# START OF RECORDS PROVIDED

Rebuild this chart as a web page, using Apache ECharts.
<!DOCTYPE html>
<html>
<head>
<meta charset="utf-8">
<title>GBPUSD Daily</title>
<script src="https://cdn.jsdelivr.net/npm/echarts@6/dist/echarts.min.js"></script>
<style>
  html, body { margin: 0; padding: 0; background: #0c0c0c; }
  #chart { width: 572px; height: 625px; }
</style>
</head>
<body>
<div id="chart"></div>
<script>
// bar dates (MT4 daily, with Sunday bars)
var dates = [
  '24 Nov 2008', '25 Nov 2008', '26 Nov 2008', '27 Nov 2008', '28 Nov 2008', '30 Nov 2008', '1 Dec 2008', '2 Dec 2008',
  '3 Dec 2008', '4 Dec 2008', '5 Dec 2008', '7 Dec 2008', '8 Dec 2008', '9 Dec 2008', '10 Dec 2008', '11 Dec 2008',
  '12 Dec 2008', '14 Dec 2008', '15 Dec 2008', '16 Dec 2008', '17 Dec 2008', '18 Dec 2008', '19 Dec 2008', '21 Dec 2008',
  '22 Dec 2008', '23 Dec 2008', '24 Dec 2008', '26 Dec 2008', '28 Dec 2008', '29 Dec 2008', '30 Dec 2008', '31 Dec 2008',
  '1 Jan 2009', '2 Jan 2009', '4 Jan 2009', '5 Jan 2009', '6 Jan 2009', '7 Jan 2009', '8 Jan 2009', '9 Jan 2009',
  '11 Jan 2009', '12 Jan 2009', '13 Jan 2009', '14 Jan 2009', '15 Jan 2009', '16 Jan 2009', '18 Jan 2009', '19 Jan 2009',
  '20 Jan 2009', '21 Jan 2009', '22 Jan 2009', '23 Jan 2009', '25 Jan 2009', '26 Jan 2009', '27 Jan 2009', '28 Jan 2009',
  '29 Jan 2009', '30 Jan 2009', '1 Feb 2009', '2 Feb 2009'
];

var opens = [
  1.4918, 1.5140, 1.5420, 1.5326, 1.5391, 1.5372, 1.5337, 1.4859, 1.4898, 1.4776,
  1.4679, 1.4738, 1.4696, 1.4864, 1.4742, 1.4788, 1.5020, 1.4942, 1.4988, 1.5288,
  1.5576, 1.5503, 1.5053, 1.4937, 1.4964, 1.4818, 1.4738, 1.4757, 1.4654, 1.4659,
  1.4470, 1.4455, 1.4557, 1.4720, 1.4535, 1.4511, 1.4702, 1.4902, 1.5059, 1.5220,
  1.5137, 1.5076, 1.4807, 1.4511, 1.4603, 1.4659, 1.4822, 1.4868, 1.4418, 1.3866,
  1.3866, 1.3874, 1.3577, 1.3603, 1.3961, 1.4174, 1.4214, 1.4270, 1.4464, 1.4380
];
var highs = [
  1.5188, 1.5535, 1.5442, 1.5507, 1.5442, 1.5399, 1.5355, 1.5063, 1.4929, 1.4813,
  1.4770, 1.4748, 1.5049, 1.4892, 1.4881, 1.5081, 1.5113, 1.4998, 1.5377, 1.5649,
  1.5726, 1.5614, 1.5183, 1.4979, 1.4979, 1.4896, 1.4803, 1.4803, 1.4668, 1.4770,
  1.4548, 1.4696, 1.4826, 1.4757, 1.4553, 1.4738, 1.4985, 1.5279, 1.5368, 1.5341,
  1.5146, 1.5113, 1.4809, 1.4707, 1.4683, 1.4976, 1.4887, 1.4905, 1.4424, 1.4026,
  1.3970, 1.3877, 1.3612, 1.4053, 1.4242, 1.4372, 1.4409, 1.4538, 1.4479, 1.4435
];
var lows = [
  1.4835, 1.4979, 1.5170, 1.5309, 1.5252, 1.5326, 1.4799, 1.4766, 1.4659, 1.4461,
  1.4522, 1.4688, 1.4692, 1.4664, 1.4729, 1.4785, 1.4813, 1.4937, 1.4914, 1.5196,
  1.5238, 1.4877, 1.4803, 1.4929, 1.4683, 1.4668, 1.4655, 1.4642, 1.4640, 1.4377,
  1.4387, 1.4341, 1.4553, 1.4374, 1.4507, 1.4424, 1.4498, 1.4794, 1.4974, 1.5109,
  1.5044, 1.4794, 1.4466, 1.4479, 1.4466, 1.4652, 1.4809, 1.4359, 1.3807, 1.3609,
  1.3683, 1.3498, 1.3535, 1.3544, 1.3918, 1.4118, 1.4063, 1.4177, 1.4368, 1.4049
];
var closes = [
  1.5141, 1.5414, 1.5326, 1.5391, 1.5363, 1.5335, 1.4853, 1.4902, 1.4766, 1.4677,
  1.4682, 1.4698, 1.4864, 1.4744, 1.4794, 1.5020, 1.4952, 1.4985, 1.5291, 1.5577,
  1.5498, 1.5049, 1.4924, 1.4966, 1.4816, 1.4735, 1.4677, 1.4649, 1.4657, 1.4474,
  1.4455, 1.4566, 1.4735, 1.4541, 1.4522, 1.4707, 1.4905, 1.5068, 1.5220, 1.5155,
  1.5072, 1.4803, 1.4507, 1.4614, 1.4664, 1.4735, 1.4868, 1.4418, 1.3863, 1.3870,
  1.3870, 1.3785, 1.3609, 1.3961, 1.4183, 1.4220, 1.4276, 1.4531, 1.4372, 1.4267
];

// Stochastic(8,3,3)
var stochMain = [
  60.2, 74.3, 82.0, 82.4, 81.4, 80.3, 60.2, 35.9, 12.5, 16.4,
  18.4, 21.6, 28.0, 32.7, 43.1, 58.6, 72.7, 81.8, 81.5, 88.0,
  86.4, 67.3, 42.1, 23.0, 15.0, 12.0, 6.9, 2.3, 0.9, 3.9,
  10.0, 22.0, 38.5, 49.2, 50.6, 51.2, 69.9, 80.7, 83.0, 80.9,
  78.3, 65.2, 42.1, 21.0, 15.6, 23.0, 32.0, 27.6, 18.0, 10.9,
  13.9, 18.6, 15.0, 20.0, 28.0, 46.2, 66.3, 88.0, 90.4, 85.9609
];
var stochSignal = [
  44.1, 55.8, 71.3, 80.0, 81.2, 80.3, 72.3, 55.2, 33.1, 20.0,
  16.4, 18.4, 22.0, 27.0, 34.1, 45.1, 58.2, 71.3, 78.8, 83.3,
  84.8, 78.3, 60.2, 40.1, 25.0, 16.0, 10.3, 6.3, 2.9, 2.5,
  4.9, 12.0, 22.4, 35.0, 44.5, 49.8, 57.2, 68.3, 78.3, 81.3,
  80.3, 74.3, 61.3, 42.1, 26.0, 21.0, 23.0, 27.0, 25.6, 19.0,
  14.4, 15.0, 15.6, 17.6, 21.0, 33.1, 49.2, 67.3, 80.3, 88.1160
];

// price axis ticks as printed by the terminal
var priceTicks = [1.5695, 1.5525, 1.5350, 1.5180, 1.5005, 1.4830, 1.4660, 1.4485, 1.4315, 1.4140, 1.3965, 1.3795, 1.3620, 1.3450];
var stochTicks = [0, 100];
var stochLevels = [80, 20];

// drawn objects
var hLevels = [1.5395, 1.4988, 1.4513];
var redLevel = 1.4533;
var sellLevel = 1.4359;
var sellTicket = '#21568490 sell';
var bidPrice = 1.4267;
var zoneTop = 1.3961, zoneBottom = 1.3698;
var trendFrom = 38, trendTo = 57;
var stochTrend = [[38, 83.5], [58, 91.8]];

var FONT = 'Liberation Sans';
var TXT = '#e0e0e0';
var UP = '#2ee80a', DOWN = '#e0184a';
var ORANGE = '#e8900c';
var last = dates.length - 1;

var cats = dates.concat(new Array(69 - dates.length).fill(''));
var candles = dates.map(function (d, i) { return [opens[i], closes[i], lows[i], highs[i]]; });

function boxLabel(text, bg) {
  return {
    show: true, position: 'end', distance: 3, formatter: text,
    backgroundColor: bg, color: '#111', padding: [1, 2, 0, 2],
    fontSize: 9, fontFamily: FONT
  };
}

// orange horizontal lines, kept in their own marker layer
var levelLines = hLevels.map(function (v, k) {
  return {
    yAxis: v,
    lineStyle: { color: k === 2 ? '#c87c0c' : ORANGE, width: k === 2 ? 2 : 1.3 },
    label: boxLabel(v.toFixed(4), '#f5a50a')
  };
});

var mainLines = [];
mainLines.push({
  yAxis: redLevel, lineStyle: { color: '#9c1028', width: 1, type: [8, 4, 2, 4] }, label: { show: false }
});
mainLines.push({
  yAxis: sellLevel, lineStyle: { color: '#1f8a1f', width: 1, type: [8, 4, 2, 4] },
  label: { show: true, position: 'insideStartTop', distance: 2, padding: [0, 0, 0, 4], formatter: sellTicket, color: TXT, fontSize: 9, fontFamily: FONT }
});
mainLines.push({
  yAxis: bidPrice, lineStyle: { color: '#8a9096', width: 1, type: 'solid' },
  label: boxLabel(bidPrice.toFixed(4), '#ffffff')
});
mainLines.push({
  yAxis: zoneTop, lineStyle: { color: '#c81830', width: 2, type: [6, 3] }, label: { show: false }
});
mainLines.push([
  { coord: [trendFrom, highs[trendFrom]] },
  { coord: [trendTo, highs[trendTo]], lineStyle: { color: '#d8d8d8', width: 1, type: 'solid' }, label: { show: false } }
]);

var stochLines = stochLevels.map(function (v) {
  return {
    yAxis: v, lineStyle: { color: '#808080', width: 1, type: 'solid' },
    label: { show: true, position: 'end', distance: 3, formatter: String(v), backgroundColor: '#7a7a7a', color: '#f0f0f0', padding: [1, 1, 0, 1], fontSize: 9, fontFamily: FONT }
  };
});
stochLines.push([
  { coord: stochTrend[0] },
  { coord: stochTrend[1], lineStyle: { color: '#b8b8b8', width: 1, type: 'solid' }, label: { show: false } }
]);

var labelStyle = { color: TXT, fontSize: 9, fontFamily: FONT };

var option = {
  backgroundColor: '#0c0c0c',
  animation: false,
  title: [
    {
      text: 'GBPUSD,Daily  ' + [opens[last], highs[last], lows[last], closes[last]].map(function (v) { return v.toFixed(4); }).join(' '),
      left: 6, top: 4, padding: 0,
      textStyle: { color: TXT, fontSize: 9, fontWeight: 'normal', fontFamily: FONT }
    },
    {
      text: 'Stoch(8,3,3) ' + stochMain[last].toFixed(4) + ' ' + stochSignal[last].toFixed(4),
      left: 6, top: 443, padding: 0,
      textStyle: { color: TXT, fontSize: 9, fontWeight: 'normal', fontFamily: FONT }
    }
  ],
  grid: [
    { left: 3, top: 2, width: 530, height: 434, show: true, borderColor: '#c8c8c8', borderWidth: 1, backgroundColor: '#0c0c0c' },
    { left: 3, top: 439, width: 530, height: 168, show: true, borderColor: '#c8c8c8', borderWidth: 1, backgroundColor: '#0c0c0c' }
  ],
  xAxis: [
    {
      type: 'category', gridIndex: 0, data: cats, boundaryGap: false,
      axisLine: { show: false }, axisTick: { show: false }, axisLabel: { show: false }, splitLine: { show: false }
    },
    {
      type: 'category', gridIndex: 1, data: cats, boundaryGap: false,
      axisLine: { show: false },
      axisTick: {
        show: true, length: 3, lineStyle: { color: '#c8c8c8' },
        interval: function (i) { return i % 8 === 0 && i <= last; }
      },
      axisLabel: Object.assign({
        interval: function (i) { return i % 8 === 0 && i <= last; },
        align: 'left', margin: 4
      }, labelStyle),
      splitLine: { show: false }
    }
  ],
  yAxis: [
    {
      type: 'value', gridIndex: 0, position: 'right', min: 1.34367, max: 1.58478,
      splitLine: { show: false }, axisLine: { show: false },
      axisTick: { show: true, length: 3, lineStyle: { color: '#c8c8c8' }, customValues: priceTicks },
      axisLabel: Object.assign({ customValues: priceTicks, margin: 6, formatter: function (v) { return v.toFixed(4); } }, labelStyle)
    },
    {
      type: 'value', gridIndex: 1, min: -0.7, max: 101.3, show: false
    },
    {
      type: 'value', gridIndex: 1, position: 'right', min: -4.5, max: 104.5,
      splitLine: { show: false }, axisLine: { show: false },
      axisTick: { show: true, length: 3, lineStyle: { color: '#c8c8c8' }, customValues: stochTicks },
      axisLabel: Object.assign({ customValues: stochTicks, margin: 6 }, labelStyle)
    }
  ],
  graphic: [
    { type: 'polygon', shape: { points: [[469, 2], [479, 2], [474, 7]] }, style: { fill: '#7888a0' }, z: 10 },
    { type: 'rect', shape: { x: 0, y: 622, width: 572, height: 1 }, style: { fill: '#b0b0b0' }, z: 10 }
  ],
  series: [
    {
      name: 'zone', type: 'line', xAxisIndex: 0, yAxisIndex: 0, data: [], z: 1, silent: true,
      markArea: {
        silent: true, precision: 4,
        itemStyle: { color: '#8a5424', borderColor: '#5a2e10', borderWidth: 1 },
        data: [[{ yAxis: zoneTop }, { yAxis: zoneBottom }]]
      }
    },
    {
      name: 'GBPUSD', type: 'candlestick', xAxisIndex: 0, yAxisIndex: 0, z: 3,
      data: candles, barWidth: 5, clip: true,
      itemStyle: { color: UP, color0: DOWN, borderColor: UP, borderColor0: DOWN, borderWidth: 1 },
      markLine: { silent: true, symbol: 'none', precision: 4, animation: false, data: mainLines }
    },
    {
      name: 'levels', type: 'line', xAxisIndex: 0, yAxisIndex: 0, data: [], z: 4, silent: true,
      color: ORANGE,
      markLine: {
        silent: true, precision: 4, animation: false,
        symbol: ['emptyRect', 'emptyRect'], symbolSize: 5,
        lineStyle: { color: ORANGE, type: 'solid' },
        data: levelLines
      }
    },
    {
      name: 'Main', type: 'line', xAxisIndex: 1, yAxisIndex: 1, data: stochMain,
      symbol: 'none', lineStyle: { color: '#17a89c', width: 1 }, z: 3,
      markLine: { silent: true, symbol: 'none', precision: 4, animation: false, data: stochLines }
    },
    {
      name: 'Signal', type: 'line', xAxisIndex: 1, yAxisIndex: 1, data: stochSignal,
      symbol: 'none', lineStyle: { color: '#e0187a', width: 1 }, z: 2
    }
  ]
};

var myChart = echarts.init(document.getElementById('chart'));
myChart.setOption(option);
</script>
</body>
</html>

# END OF RECORDS PROVIDED
# START OF RECORDS PROVIDED

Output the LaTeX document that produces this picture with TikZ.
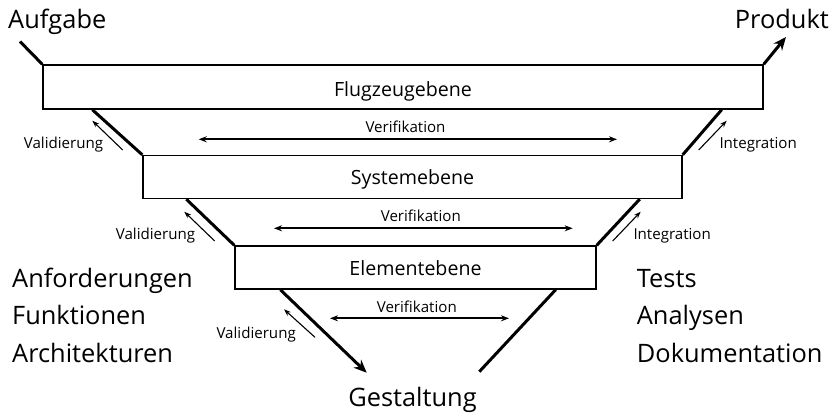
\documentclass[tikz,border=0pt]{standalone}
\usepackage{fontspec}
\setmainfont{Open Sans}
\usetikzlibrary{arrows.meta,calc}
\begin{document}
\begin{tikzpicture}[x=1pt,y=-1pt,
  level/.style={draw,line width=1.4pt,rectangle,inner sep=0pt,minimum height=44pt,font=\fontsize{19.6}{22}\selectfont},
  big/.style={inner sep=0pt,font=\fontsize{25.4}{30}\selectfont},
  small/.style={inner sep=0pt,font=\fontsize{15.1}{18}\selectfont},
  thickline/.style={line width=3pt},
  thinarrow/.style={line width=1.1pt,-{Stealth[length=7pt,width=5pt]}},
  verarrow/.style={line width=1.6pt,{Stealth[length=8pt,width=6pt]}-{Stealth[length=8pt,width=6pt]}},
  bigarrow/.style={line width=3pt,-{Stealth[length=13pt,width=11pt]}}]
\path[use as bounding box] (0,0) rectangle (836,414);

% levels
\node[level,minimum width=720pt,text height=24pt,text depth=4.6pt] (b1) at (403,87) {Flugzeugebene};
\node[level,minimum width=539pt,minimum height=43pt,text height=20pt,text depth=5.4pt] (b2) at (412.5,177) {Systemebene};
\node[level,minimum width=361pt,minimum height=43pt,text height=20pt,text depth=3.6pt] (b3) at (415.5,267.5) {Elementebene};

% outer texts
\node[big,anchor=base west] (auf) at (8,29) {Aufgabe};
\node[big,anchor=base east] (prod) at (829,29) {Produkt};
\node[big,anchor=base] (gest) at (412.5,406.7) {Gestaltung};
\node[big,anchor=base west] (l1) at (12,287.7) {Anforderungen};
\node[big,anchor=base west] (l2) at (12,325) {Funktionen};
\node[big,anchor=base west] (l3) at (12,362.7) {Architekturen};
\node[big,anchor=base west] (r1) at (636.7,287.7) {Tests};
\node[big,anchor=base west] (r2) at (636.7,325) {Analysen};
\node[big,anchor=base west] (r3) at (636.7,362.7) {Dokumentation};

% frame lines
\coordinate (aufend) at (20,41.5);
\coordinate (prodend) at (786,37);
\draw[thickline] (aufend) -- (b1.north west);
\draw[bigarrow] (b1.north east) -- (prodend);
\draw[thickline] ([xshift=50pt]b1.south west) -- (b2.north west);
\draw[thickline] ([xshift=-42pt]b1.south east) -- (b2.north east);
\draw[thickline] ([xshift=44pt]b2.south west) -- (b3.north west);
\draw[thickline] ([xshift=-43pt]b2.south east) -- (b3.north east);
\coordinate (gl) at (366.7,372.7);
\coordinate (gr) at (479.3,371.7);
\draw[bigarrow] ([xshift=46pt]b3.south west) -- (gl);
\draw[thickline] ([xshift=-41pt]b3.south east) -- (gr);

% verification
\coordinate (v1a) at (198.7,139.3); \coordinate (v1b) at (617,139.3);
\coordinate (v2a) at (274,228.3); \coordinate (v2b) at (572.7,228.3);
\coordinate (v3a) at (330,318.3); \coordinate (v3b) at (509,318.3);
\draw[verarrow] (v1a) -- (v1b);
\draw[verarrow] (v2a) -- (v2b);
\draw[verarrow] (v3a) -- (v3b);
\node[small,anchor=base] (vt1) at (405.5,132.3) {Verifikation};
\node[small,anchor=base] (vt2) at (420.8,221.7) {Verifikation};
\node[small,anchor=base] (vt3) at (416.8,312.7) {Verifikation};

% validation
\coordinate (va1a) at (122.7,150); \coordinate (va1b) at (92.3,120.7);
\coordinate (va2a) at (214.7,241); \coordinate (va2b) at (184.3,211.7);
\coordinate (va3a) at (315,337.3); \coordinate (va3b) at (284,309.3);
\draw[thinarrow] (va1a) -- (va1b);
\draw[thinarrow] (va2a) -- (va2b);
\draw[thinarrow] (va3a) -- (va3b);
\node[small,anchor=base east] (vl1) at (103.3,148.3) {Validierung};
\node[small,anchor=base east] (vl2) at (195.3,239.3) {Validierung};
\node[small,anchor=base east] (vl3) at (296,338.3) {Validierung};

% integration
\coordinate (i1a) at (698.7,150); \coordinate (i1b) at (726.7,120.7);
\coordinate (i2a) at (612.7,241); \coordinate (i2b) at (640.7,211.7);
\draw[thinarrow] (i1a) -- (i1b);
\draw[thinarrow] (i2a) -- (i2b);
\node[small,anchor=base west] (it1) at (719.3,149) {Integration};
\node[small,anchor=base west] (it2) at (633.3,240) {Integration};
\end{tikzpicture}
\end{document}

# END OF RECORDS PROVIDED
# START OF RECORDS PROVIDED

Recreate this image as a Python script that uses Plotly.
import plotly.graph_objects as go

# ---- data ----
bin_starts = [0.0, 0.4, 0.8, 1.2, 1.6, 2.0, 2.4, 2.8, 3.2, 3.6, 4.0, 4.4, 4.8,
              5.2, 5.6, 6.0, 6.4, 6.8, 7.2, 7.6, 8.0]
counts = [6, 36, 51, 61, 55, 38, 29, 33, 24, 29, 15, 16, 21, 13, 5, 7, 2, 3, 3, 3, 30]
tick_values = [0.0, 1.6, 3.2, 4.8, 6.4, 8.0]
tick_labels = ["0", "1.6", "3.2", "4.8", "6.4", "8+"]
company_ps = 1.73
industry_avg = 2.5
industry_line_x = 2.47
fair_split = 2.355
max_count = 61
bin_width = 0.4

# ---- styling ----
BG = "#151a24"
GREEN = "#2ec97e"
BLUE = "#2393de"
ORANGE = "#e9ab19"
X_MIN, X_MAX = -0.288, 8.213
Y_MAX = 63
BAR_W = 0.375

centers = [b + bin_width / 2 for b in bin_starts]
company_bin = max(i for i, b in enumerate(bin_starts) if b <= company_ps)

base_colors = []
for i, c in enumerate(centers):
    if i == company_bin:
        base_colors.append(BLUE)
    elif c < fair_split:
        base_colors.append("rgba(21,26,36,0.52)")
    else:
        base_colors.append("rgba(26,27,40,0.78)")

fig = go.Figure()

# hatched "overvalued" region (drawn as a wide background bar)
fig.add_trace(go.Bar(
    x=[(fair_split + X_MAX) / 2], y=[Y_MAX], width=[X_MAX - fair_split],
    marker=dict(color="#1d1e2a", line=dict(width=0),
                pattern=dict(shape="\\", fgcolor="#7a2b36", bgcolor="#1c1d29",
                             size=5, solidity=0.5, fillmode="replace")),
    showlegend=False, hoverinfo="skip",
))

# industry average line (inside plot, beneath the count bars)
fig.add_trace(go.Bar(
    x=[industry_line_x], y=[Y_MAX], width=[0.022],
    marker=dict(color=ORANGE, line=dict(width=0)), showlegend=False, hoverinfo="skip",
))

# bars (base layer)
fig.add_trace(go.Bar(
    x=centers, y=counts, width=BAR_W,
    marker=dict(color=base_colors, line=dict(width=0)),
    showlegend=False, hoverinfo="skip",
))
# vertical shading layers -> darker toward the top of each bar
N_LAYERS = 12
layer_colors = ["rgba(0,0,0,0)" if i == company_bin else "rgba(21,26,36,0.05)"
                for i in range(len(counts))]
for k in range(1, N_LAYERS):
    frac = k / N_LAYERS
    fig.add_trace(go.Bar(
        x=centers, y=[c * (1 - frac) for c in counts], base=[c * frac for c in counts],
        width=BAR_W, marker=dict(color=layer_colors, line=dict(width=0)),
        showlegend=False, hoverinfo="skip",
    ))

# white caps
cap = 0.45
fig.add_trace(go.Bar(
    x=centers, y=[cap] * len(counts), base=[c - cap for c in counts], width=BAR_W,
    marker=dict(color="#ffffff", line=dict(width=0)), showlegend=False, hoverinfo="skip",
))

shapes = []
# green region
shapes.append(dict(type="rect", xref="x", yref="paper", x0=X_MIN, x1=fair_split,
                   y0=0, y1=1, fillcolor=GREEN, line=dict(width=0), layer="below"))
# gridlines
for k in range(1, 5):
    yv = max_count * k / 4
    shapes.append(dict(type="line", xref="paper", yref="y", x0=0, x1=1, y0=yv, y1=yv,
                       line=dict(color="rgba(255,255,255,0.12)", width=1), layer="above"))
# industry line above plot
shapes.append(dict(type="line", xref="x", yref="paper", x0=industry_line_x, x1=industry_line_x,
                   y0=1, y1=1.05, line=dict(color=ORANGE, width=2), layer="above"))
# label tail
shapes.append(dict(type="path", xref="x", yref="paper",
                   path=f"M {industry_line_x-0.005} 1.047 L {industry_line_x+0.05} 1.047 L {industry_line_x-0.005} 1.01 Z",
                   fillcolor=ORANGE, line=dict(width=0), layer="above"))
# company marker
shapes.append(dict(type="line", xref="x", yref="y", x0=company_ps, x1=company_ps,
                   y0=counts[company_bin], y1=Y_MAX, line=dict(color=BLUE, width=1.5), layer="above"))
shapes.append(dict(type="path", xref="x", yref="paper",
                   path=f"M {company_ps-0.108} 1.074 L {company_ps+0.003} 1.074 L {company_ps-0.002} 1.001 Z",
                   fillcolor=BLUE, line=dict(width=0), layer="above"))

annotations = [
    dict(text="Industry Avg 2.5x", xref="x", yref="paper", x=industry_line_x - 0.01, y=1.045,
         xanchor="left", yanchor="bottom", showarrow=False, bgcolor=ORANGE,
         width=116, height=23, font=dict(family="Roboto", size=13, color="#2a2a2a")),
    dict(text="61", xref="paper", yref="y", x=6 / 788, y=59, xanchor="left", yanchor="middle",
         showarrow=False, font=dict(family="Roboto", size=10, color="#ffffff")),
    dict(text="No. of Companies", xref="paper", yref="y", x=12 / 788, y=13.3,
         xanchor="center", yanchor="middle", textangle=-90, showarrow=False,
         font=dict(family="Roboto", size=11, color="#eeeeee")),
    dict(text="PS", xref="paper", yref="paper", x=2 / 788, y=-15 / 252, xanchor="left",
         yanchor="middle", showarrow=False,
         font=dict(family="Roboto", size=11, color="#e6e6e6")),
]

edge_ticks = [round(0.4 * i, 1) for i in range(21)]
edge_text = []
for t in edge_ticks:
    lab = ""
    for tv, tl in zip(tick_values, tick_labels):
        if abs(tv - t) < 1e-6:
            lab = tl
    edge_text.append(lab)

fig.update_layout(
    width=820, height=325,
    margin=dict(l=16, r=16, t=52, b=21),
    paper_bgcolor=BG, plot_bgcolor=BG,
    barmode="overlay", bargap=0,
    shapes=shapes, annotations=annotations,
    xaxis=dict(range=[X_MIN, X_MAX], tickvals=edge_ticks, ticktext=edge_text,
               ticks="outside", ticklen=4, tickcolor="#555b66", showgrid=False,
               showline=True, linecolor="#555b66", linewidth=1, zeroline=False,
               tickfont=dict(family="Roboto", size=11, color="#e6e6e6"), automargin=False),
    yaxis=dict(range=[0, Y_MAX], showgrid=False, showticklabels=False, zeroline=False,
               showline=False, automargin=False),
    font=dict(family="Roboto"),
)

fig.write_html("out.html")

# END OF RECORDS PROVIDED

GIVEN TASK: Retype only what lies between the line bearing "Recreate this image" and the line bearing "import plotly.graph_objects as go", keeping both of those lines.

WRITTEN RESPONSE:
Recreate this image as a Python script that uses Plotly.
import plotly.graph_objects as go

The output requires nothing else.